Dataset records start

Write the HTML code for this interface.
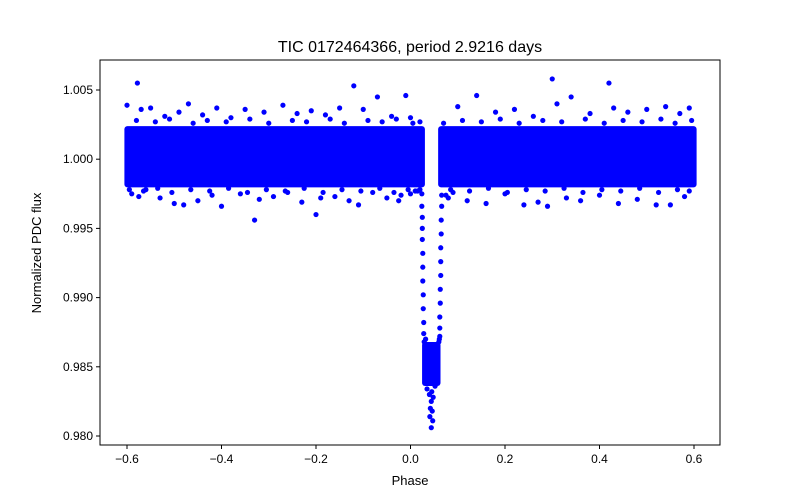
<!DOCTYPE html>
<html><head><meta charset="utf-8"><style>
body{margin:0;background:#fff}
svg{display:block;font-family:"Liberation Sans","DejaVu Sans",sans-serif}
</style></head><body>
<svg id="chart" width="800" height="500" viewBox="0 0 800 500" xmlns="http://www.w3.org/2000/svg">
<rect width="800" height="500" fill="#fff"/>
<text x="410" y="52" text-anchor="middle" font-size="16">TIC 0172464366, period 2.9216 days</text>
<g id="marks"></g>
<rect x="100" y="60" width="620" height="385" fill="none" stroke="#000" stroke-width="1"/>
<g id="xaxis"></g>
<g id="yaxis"></g>
<text x="410" y="485" text-anchor="middle" font-size="13">Phase</text>
<text x="0" y="0" transform="translate(41,253) rotate(-90)" text-anchor="middle" font-size="13">Normalized PDC flux</text>
</svg>
<script>
const xTicks=[-0.6,-0.4,-0.2,0.0,0.2,0.4,0.6];
const xTickLabels=["−0.6","−0.4","−0.2","0.0","0.2","0.4","0.6"];
const yTicks=[0.980,0.985,0.990,0.995,1.000,1.005];
const yTickLabels=["0.980","0.985","0.990","0.995","1.000","1.005"];
// dense regions: [phaseStart, phaseEnd, fluxLow, fluxHigh]
const bandStart=[-0.6,0.064,0.030];
const bandEnd=[0.025,0.6,0.058];
const bandLow=[0.99815,0.99815,0.9838];
const bandHigh=[1.0022,1.0022,0.9866];
// sparse points: phase and flux
const ptPhase=[-0.578,-0.6,-0.57,-0.55,-0.52,-0.49,-0.47,-0.44,-0.41,-0.38,-0.35,-0.31,-0.27,-0.24,-0.21,-0.18,-0.15,-0.12,-0.1,-0.07,-0.04,-0.01,0.0,
-0.59,-0.575,-0.56,-0.53,-0.5,-0.48,-0.45,-0.42,-0.4,-0.36,-0.33,-0.32,-0.29,-0.26,-0.23,-0.2,-0.19,-0.16,-0.13,-0.11,-0.08,-0.05,-0.02,
0.1,0.14,0.18,0.22,0.26,0.3,0.31,0.34,0.38,0.42,0.43,0.46,0.5,0.54,0.57,0.59,
0.08,0.12,0.16,0.2,0.24,0.27,0.29,0.33,0.36,0.4,0.44,0.48,0.52,0.55,0.58,
-0.025,0.0,0.01,0.02,0.075,0.09,
-0.58,-0.54,-0.51,-0.46,-0.43,-0.39,-0.34,-0.3,-0.25,-0.22,-0.17,-0.14,-0.09,-0.06,-0.03,0.005,0.02,0.07,0.11,0.15,0.19,0.23,0.28,0.32,0.37,0.41,0.45,0.49,0.53,0.56,0.595,
-0.595,-0.565,-0.535,-0.505,-0.465,-0.425,-0.385,-0.345,-0.305,-0.265,-0.225,-0.185,-0.145,-0.105,-0.065,-0.035,-0.005,0.015,0.085,0.125,0.165,0.205,0.245,0.285,0.325,0.365,0.405,0.445,0.485,0.525,0.565,0.59,
0.024,0.024,0.025,0.025,0.025,0.026,0.026,0.026,0.027,0.027,0.028,0.028,
0.066,0.066,0.065,0.065,0.064,0.064,0.064,0.063,0.063,0.062,0.062,0.061,
0.029,0.032,0.060,0.062,0.035,0.045,0.052,0.040,0.048,0.044,0.042,0.046,0.041,0.047,0.044];
const ptFlux=[1.0055,1.0039,1.0036,1.0037,1.0031,1.0034,1.0040,1.0032,1.0037,1.0030,1.0036,1.0034,1.0039,1.0033,1.0035,1.0032,1.0037,1.0053,1.0036,1.0045,1.0031,1.0046,1.0030,
0.9975,0.9973,0.9978,0.9972,0.9968,0.9967,0.9970,0.9974,0.9966,0.9975,0.9956,0.9971,0.9973,0.9976,0.9969,0.9960,0.9972,0.9973,0.9970,0.9967,0.9976,0.9972,0.9974,
1.0038,1.0046,1.0034,1.0036,1.0031,1.0058,1.0040,1.0045,1.0033,1.0055,1.0037,1.0034,1.0036,1.0038,1.0033,1.0037,
0.9972,0.9970,0.9968,0.9975,0.9967,0.9969,0.9966,0.9972,0.9970,0.9974,0.9968,0.9971,0.9967,0.9967,0.9973,
0.9970,0.9975,0.9977,0.9978,0.9974,0.9976,
1.0028,1.0027,1.0029,1.0026,1.0028,1.0027,1.0029,1.0026,1.0028,1.0027,1.0029,1.0026,1.0028,1.0027,1.0029,1.0026,1.0027,1.0026,1.0028,1.0027,1.0029,1.0026,1.0028,1.0027,1.0029,1.0026,1.0028,1.0027,1.0029,1.0026,1.0028,
0.9978,0.9977,0.9979,0.9976,0.9978,0.9977,0.9979,0.9976,0.9978,0.9977,0.9979,0.9976,0.9978,0.9977,0.9979,0.9976,0.9978,0.9977,0.9978,0.9977,0.9979,0.9976,0.9978,0.9977,0.9979,0.9976,0.9978,0.9977,0.9979,0.9976,0.9978,0.9977,
0.9975,0.9966,0.9958,0.9950,0.9942,0.9932,0.9922,0.9912,0.9902,0.9892,0.9882,0.9874,
0.9974,0.9966,0.9956,0.9946,0.9936,0.9926,0.9916,0.9906,0.9896,0.9886,0.9878,0.9870,
0.9868,0.9870,0.9868,0.9872,0.9834,0.9832,0.9836,0.9830,0.9828,0.9825,0.9820,0.9818,0.9814,0.9811,0.9806];
const X0=100,X1=720,Y0=60,Y1=445;
const xS=v=>410.5+v*472.5;
const yS=v=>159.2-(v-1)*13840;
const NS="http://www.w3.org/2000/svg";
const mk=(t,a)=>{const e=document.createElementNS(NS,t);for(const k in a)e.setAttribute(k,a[k]);return e;};
const marks=document.getElementById('marks');
for(let i=0;i<bandStart.length;i++){
  const x=xS(bandStart[i]),w=xS(bandEnd[i])-x,y=yS(bandHigh[i]),h=yS(bandLow[i])-y;
  const r=mk('rect',{x:x-2.6,y:y-2.6,width:w+5.2,height:h+5.2,rx:3,fill:'#0000ff'});
  
  
  marks.appendChild(r);
}
for(let i=0;i<ptPhase.length;i++){
  const c=mk('circle',{cx:xS(ptPhase[i]),cy:yS(ptFlux[i]),r:2.6,fill:'#0000ff'});
  
  
  marks.appendChild(c);
}
const xa=document.getElementById('xaxis');
xTicks.forEach((v,i)=>{
  const x=xS(v);
  const l=mk('line',{x1:x,x2:x,y1:Y1,y2:Y1+4,stroke:'#000'});
  
  
  xa.appendChild(l);
  const t=mk('text',{x:x,y:Y1+18,'text-anchor':'middle','font-size':'12'});
  t.textContent=xTickLabels[i];
  
  
  xa.appendChild(t);
});
const ya=document.getElementById('yaxis');
yTicks.forEach((v,i)=>{
  const y=yS(v);
  const l=mk('line',{x1:X0-4,x2:X0,y1:y,y2:y,stroke:'#000'});
  
  
  ya.appendChild(l);
  const t=mk('text',{x:X0-7,y:y+4,'text-anchor':'end','font-size':'12'});
  t.textContent=yTickLabels[i];
  
  
  ya.appendChild(t);
});
</script>
</body></html>
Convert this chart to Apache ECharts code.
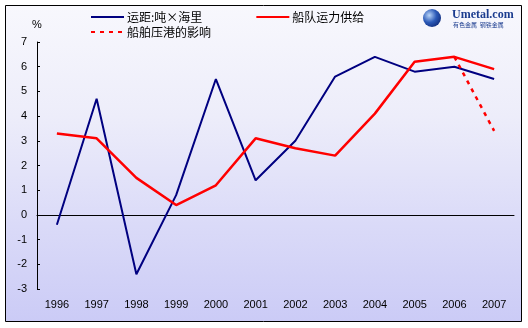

Dataset records end

> [Instructions to follow]
Copy the data exactly. Any picture it contains is to be omitted.

> [Result for this exercise]
Write the HTML code for this interface.
<!DOCTYPE html>
<html><head><meta charset="utf-8"><style>
body{margin:0;background:#fff}
svg{display:block;font-family:"Liberation Sans","DejaVu Sans",sans-serif}
</style></head><body>
<svg id="chart" width="800" height="500" viewBox="0 0 800 500" xmlns="http://www.w3.org/2000/svg">
<rect width="800" height="500" fill="#fff"/>
<text x="410" y="52" text-anchor="middle" font-size="16">TIC 0172464366, period 2.9216 days</text>
<g id="marks"></g>
<rect x="100" y="60" width="620" height="385" fill="none" stroke="#000" stroke-width="1"/>
<g id="xaxis"></g>
<g id="yaxis"></g>
<text x="410" y="485" text-anchor="middle" font-size="13">Phase</text>
<text x="0" y="0" transform="translate(41,253) rotate(-90)" text-anchor="middle" font-size="13">Normalized PDC flux</text>
</svg>
<script>
const xTicks=[-0.6,-0.4,-0.2,0.0,0.2,0.4,0.6];
const xTickLabels=["−0.6","−0.4","−0.2","0.0","0.2","0.4","0.6"];
const yTicks=[0.980,0.985,0.990,0.995,1.000,1.005];
const yTickLabels=["0.980","0.985","0.990","0.995","1.000","1.005"];
// dense regions: [phaseStart, phaseEnd, fluxLow, fluxHigh]
const bandStart=[-0.6,0.064,0.030];
const bandEnd=[0.025,0.6,0.058];
const bandLow=[0.99815,0.99815,0.9838];
const bandHigh=[1.0022,1.0022,0.9866];
// sparse points: phase and flux
const ptPhase=[-0.578,-0.6,-0.57,-0.55,-0.52,-0.49,-0.47,-0.44,-0.41,-0.38,-0.35,-0.31,-0.27,-0.24,-0.21,-0.18,-0.15,-0.12,-0.1,-0.07,-0.04,-0.01,0.0,
-0.59,-0.575,-0.56,-0.53,-0.5,-0.48,-0.45,-0.42,-0.4,-0.36,-0.33,-0.32,-0.29,-0.26,-0.23,-0.2,-0.19,-0.16,-0.13,-0.11,-0.08,-0.05,-0.02,
0.1,0.14,0.18,0.22,0.26,0.3,0.31,0.34,0.38,0.42,0.43,0.46,0.5,0.54,0.57,0.59,
0.08,0.12,0.16,0.2,0.24,0.27,0.29,0.33,0.36,0.4,0.44,0.48,0.52,0.55,0.58,
-0.025,0.0,0.01,0.02,0.075,0.09,
-0.58,-0.54,-0.51,-0.46,-0.43,-0.39,-0.34,-0.3,-0.25,-0.22,-0.17,-0.14,-0.09,-0.06,-0.03,0.005,0.02,0.07,0.11,0.15,0.19,0.23,0.28,0.32,0.37,0.41,0.45,0.49,0.53,0.56,0.595,
-0.595,-0.565,-0.535,-0.505,-0.465,-0.425,-0.385,-0.345,-0.305,-0.265,-0.225,-0.185,-0.145,-0.105,-0.065,-0.035,-0.005,0.015,0.085,0.125,0.165,0.205,0.245,0.285,0.325,0.365,0.405,0.445,0.485,0.525,0.565,0.59,
0.024,0.024,0.025,0.025,0.025,0.026,0.026,0.026,0.027,0.027,0.028,0.028,
0.066,0.066,0.065,0.065,0.064,0.064,0.064,0.063,0.063,0.062,0.062,0.061,
0.029,0.032,0.060,0.062,0.035,0.045,0.052,0.040,0.048,0.044,0.042,0.046,0.041,0.047,0.044];
const ptFlux=[1.0055,1.0039,1.0036,1.0037,1.0031,1.0034,1.0040,1.0032,1.0037,1.0030,1.0036,1.0034,1.0039,1.0033,1.0035,1.0032,1.0037,1.0053,1.0036,1.0045,1.0031,1.0046,1.0030,
0.9975,0.9973,0.9978,0.9972,0.9968,0.9967,0.9970,0.9974,0.9966,0.9975,0.9956,0.9971,0.9973,0.9976,0.9969,0.9960,0.9972,0.9973,0.9970,0.9967,0.9976,0.9972,0.9974,
1.0038,1.0046,1.0034,1.0036,1.0031,1.0058,1.0040,1.0045,1.0033,1.0055,1.0037,1.0034,1.0036,1.0038,1.0033,1.0037,
0.9972,0.9970,0.9968,0.9975,0.9967,0.9969,0.9966,0.9972,0.9970,0.9974,0.9968,0.9971,0.9967,0.9967,0.9973,
0.9970,0.9975,0.9977,0.9978,0.9974,0.9976,
1.0028,1.0027,1.0029,1.0026,1.0028,1.0027,1.0029,1.0026,1.0028,1.0027,1.0029,1.0026,1.0028,1.0027,1.0029,1.0026,1.0027,1.0026,1.0028,1.0027,1.0029,1.0026,1.0028,1.0027,1.0029,1.0026,1.0028,1.0027,1.0029,1.0026,1.0028,
0.9978,0.9977,0.9979,0.9976,0.9978,0.9977,0.9979,0.9976,0.9978,0.9977,0.9979,0.9976,0.9978,0.9977,0.9979,0.9976,0.9978,0.9977,0.9978,0.9977,0.9979,0.9976,0.9978,0.9977,0.9979,0.9976,0.9978,0.9977,0.9979,0.9976,0.9978,0.9977,
0.9975,0.9966,0.9958,0.9950,0.9942,0.9932,0.9922,0.9912,0.9902,0.9892,0.9882,0.9874,
0.9974,0.9966,0.9956,0.9946,0.9936,0.9926,0.9916,0.9906,0.9896,0.9886,0.9878,0.9870,
0.9868,0.9870,0.9868,0.9872,0.9834,0.9832,0.9836,0.9830,0.9828,0.9825,0.9820,0.9818,0.9814,0.9811,0.9806];
const X0=100,X1=720,Y0=60,Y1=445;
const xS=v=>410.5+v*472.5;
const yS=v=>159.2-(v-1)*13840;
const NS="http://www.w3.org/2000/svg";
const mk=(t,a)=>{const e=document.createElementNS(NS,t);for(const k in a)e.setAttribute(k,a[k]);return e;};
const marks=document.getElementById('marks');
for(let i=0;i<bandStart.length;i++){
  const x=xS(bandStart[i]),w=xS(bandEnd[i])-x,y=yS(bandHigh[i]),h=yS(bandLow[i])-y;
  const r=mk('rect',{x:x-2.6,y:y-2.6,width:w+5.2,height:h+5.2,rx:3,fill:'#0000ff'});
  
  
  marks.appendChild(r);
}
for(let i=0;i<ptPhase.length;i++){
  const c=mk('circle',{cx:xS(ptPhase[i]),cy:yS(ptFlux[i]),r:2.6,fill:'#0000ff'});
  
  
  marks.appendChild(c);
}
const xa=document.getElementById('xaxis');
xTicks.forEach((v,i)=>{
  const x=xS(v);
  const l=mk('line',{x1:x,x2:x,y1:Y1,y2:Y1+4,stroke:'#000'});
  
  
  xa.appendChild(l);
  const t=mk('text',{x:x,y:Y1+18,'text-anchor':'middle','font-size':'12'});
  t.textContent=xTickLabels[i];
  
  
  xa.appendChild(t);
});
const ya=document.getElementById('yaxis');
yTicks.forEach((v,i)=>{
  const y=yS(v);
  const l=mk('line',{x1:X0-4,x2:X0,y1:y,y2:y,stroke:'#000'});
  
  
  ya.appendChild(l);
  const t=mk('text',{x:X0-7,y:y+4,'text-anchor':'end','font-size':'12'});
  t.textContent=yTickLabels[i];
  
  
  ya.appendChild(t);
});
</script>
</body></html>
Convert this chart to Apache ECharts code.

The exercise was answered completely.